Kaparot
Kaparot is an ancient and mystical custom connected to the Jewish Day of Atonement, Yom Kippur. It can be performed anytime between Rosh HaShana and Yom Kippur, but most often it is performed just after dawn on the day before Yom Kippur.
An ultra-orthodox women from Mea Shaarim, Jerusalem tries to convince her son to go into a store selling chickens for kaparot.
Photo by David Samson (Reut, Israel)
The original form of the kaparot ceremony involves taking a chicken (a white rooster for a male, hen for a female) and and waving it over one’s head while reciting this prayer: "This is my exchange, this is my substitute, this is my atonement. This chicken will go to it's death while I will enter and proceed to a good long life, and peace." Then the chicken is slaughtered and it (or its cash value) is given to the poor.

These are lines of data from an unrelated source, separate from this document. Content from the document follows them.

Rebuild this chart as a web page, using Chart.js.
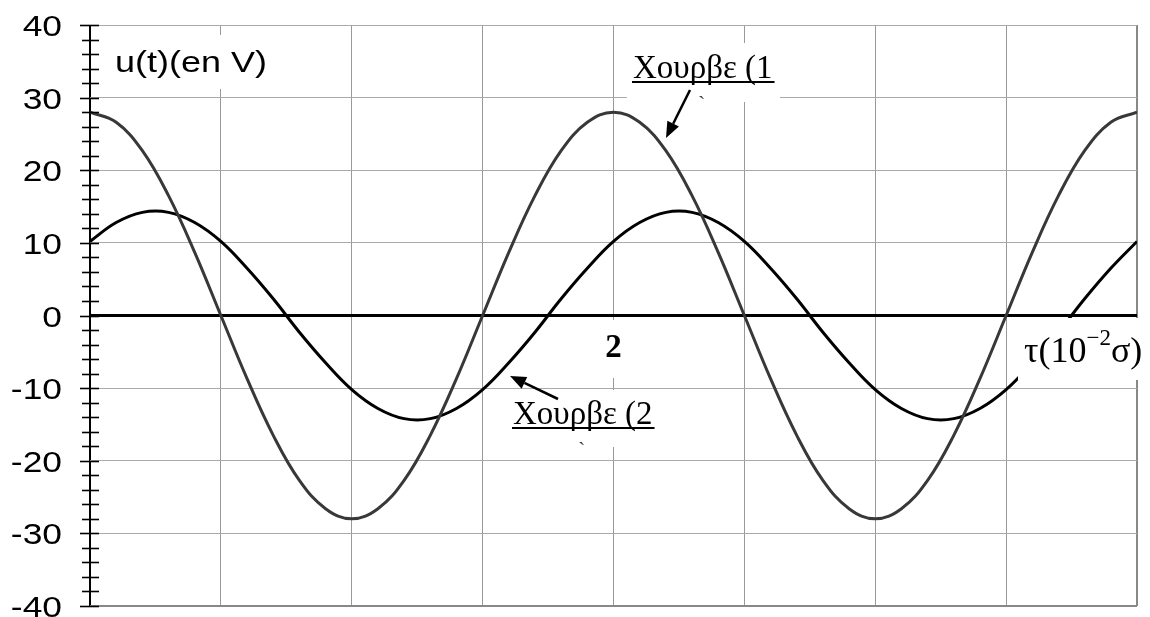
<!DOCTYPE html>
<html>
<head>
<meta charset="utf-8">
<script src="https://cdn.jsdelivr.net/npm/chart.js@4/dist/chart.umd.min.js"></script>
<style>
  body { margin: 0; background: #fff; }
  canvas { display: block; }
</style>
</head>
<body>
<canvas id="myChart" width="1150" height="617"></canvas>
<script>
// temps en 10^-2 s
const tValues = [0, 0.1, 0.2, 0.3, 0.4, 0.5, 0.6, 0.7, 0.8, 0.9,
  1, 1.1, 1.2, 1.3, 1.4, 1.5, 1.6, 1.7, 1.8, 1.9,
  2, 2.1, 2.2, 2.3, 2.4, 2.5, 2.6, 2.7, 2.8, 2.9,
  3, 3.1, 3.2, 3.3, 3.4, 3.5, 3.6, 3.7, 3.8, 3.9, 4];

// courbe 1 (grise)
const curve1 = [28, 26.6, 22.7, 16.5, 8.7, 0, -8.7, -16.5, -22.7, -26.6,
  -28, -26.6, -22.7, -16.5, -8.7, 0, 8.7, 16.5, 22.7, 26.6,
  28, 26.6, 22.7, 16.5, 8.7, 0, -8.7, -16.5, -22.7, -26.6,
  -28, -26.6, -22.7, -16.5, -8.7, 0, 8.7, 16.5, 22.7, 26.6, 28];

// courbe 2 (noire)
const curve2 = [10.2, 12.8, 14.2, 14.2, 12.8, 10.2, 6.5, 2.3, -2.3, -6.5,
  -10.2, -12.8, -14.2, -14.2, -12.8, -10.2, -6.5, -2.3, 2.3, 6.5,
  10.2, 12.8, 14.2, 14.2, 12.8, 10.2, 6.5, 2.3, -2.3, -6.5,
  -10.2, -12.8, -14.2, -14.2, -12.8, -10.2, -6.5, -2.3, 2.3, 6.5, 10.2];

const yTickLabels = [40, 30, 20, 10, 0, -10, -20, -30, -40];
const xMarkLabel = '2';

const SANS = '"Liberation Sans", Arial, sans-serif';
const SERIF = '"Liberation Serif", "Times New Roman", serif';

function toPoints(values) {
  return tValues.map((t, i) => ({ x: t, y: values[i] }));
}

function whiteBox(ctx, x, y, w, h) {
  ctx.fillStyle = '#fff';
  ctx.fillRect(x, y, w, h);
}

function arrow(ctx, x1, y1, x2, y2) {
  const ang = Math.atan2(y2 - y1, x2 - x1);
  const len = 16, half = 6.5;
  const bx = x2 - len * Math.cos(ang), by = y2 - len * Math.sin(ang);
  ctx.strokeStyle = '#000';
  ctx.lineWidth = 2.5;
  ctx.beginPath();
  ctx.moveTo(x1, y1);
  ctx.lineTo(bx, by);
  ctx.stroke();
  ctx.fillStyle = '#000';
  ctx.beginPath();
  ctx.moveTo(x2, y2);
  ctx.lineTo(bx + half * Math.sin(ang), by - half * Math.cos(ang));
  ctx.lineTo(bx - half * Math.sin(ang), by + half * Math.cos(ang));
  ctx.closePath();
  ctx.fill();
}

function underlined(ctx, text, x, y, under) {
  ctx.font = '33px ' + SERIF;
  ctx.fillStyle = '#000';
  ctx.textAlign = 'left';
  ctx.textBaseline = 'alphabetic';
  ctx.fillText(text, x, y);
  const w = ctx.measureText(text).width;
  ctx.fillRect(x - 1, under, w + 3, 2);
}

// dessin des annotations, graduations et textes
const decorPlugin = {
  id: 'decor',
  afterDatasetsDraw(chart) {
    const ctx = chart.ctx;
    const ys = chart.scales.y;
    const xs = chart.scales.x;
    ctx.save();

    // cadres blancs des étiquettes
    whiteBox(ctx, 100, 35, 175, 54);
    whiteBox(ctx, 627, 43, 153, 59);
    whiteBox(ctx, 507, 390, 153, 57);
    whiteBox(ctx, 598, 320, 32, 58);
    whiteBox(ctx, 1018, 318, 126, 62);

    // graduations de l'axe vertical
    const x0 = xs.getPixelForValue(0);
    ctx.strokeStyle = '#000';
    ctx.lineWidth = 1.6;
    for (let v = -40; v <= 40; v += 2) {
      const y = Math.round(ys.getPixelForValue(v)) + 0.5;
      ctx.beginPath();
      ctx.moveTo(x0 - (v % 10 === 0 ? 10 : 8), y);
      ctx.lineTo(x0 + 9, y);
      ctx.stroke();
    }

    // étiquettes de l'axe vertical
    ctx.fillStyle = '#000';
    ctx.font = '29px ' + SANS;
    ctx.textAlign = 'right';
    ctx.textBaseline = 'alphabetic';
    yTickLabels.forEach((v) => {
      const y = ys.getPixelForValue(v);
      ctx.save();
      ctx.translate(62, y + 11);
      ctx.scale(1.22, 1);
      ctx.fillText(String(v), 0, 0);
      ctx.restore();
    });

    // titre de l'axe
    ctx.save();
    ctx.font = '30px ' + SANS;
    ctx.textAlign = 'left';
    ctx.translate(115, 72);
    ctx.scale(1.2, 1);
    ctx.fillText('u(t)(en V)', 0, 0);
    ctx.restore();

    // repère "2" sur l'axe du temps
    ctx.font = 'bold 33px ' + SERIF;
    ctx.textAlign = 'center';
    ctx.fillText(xMarkLabel, xs.getPixelForValue(2), 357);

    // étiquettes des courbes
    underlined(ctx, 'Χουρβε (1', 633, 78, 81);
    underlined(ctx, 'Χουρβε (2', 513, 424, 427);
    ctx.font = '22px ' + SERIF;
    ctx.fillStyle = '#333';
    ctx.textAlign = 'left';
    ctx.fillText('`', 698, 111);
    ctx.fillText('`', 578, 457);

    arrow(ctx, 690, 90, 666, 138);
    arrow(ctx, 558, 399, 510, 376);

    // unité du temps
    ctx.fillStyle = '#000';
    ctx.textAlign = 'left';
    let tx = 1024;
    ctx.font = '36px ' + SERIF;
    ctx.fillText('τ(10', tx, 362);
    tx += ctx.measureText('τ(10').width;
    ctx.font = '23px ' + SERIF;
    ctx.fillText('−2', tx, 345);
    tx += ctx.measureText('−2').width;
    ctx.font = '36px ' + SERIF;
    ctx.fillText('σ)', tx, 362);

    ctx.restore();
  }
};

const ctx = document.getElementById('myChart');

new Chart(ctx, {
  type: 'line',
  data: {
    datasets: [{
      label: 'Courbe 1',
      data: toPoints(curve1),
      borderColor: '#383838',
      borderWidth: 3,
      pointRadius: 0,
      tension: 0.4,
      fill: false
    }, {
      label: 'Courbe 2',
      data: toPoints(curve2),
      borderColor: '#000',
      borderWidth: 3,
      pointRadius: 0,
      tension: 0.4,
      fill: false
    }]
  },
  options: {
    responsive: false,
    animation: false,
    devicePixelRatio: 1,
    layout: { padding: { left: 90, right: 13, top: 25, bottom: 11 } },
    plugins: {
      legend: { display: false },
      tooltip: { enabled: false }
    },
    scales: {
      x: {
        type: 'linear',
        min: 0,
        max: 4,
        ticks: { display: false, stepSize: 0.5 },
        border: { display: false },
        grid: {
          drawTicks: false,
          color: (c) => c.tick.value === 0 ? '#000' : (c.tick.value === 4 ? '#888' : '#999'),
          lineWidth: (c) => c.tick.value === 0 ? 2 : (c.tick.value === 4 ? 2 : 1)
        }
      },
      y: {
        min: -40,
        max: 40,
        ticks: { display: false, stepSize: 10 },
        border: { display: false },
        grid: {
          drawTicks: false,
          color: (c) => c.tick.value === 0 ? '#000' : (c.tick.value === -40 ? '#888' : '#aaa'),
          lineWidth: (c) => c.tick.value === 0 ? 3 : (c.tick.value === -40 ? 2 : 1)
        }
      }
    }
  },
  plugins: [decorPlugin]
});
</script>
</body>
</html>
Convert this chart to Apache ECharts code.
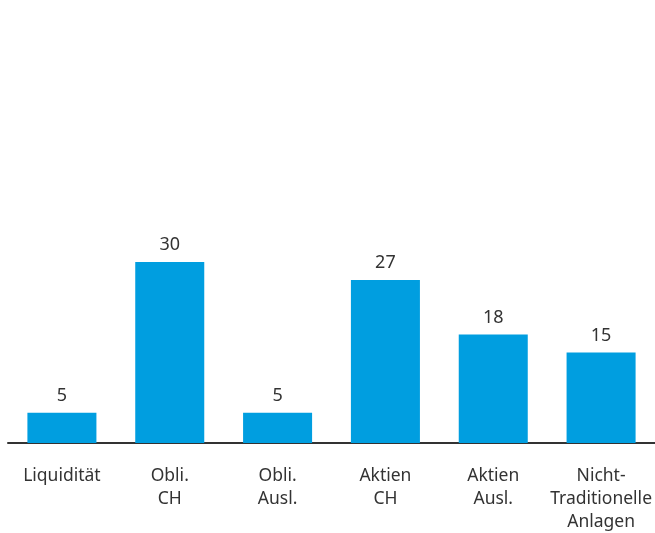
<!DOCTYPE html>
<html>
<head>
<meta charset="utf-8">
<script src="https://cdn.jsdelivr.net/npm/echarts@6/dist/echarts.min.js"></script>
<style>
  html, body { margin: 0; padding: 0; background: #fff; }
  #chart { width: 655px; height: 533px; }
</style>
</head>
<body>
<div id="chart"></div>
<script>
// Kategorien und Werte (Anteile in %)
const categories = ['Liquidität', 'Obli.\nCH', 'Obli.\nAusl.', 'Aktien\nCH', 'Aktien\nAusl.', 'Nicht-\nTraditionelle\nAnlagen']
const values = [5, 30, 5, 27, 18, 15]

const chart = echarts.init(document.getElementById('chart'))
const fontFamily = '"Noto Sans", sans-serif'

chart.setOption({
  animation: false,
  grid: {
    left: 8,
    right: 0,
    top: 262,
    bottom: 90,
    outerBoundsMode: 'none'
  },
  xAxis: {
    type: 'category',
    data: categories,
    axisLine: { lineStyle: { color: '#333', width: 2 } },
    axisTick: { show: false },
    axisLabel: {
      color: '#333',
      fontSize: 17.5,
      fontFamily: fontFamily,
      lineHeight: 23,
      margin: 22,
      interval: 0
    }
  },
  yAxis: {
    type: 'value',
    min: 0,
    max: 30,
    show: false,
    splitLine: { show: false }
  },
  series: [{
    type: 'bar',
    data: values,
    barCategoryGap: '36%',
    itemStyle: { color: '#009EE0' },
    label: {
      show: true,
      position: 'top',
      distance: 8,
      color: '#333',
      fontSize: 18,
      fontFamily: fontFamily
    }
  }]
})
</script>
</body>
</html>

Today, however, most Jews perform kaparot by waving money wrapped in a white cloth napkin over their head, reciting the prayer and then giving the money to charity following the ceremony.
Kaparot is supposed to imbue people with a feeling that their very lives are at stake as Yom Kippur approaches. The kaparot ceremony is meant to symbolically express our recognition that we have sinned and are no longer deserving of life (like the chicken), but we can be saved from the penalty we deserve if we repent, perform good deeds, and give charity.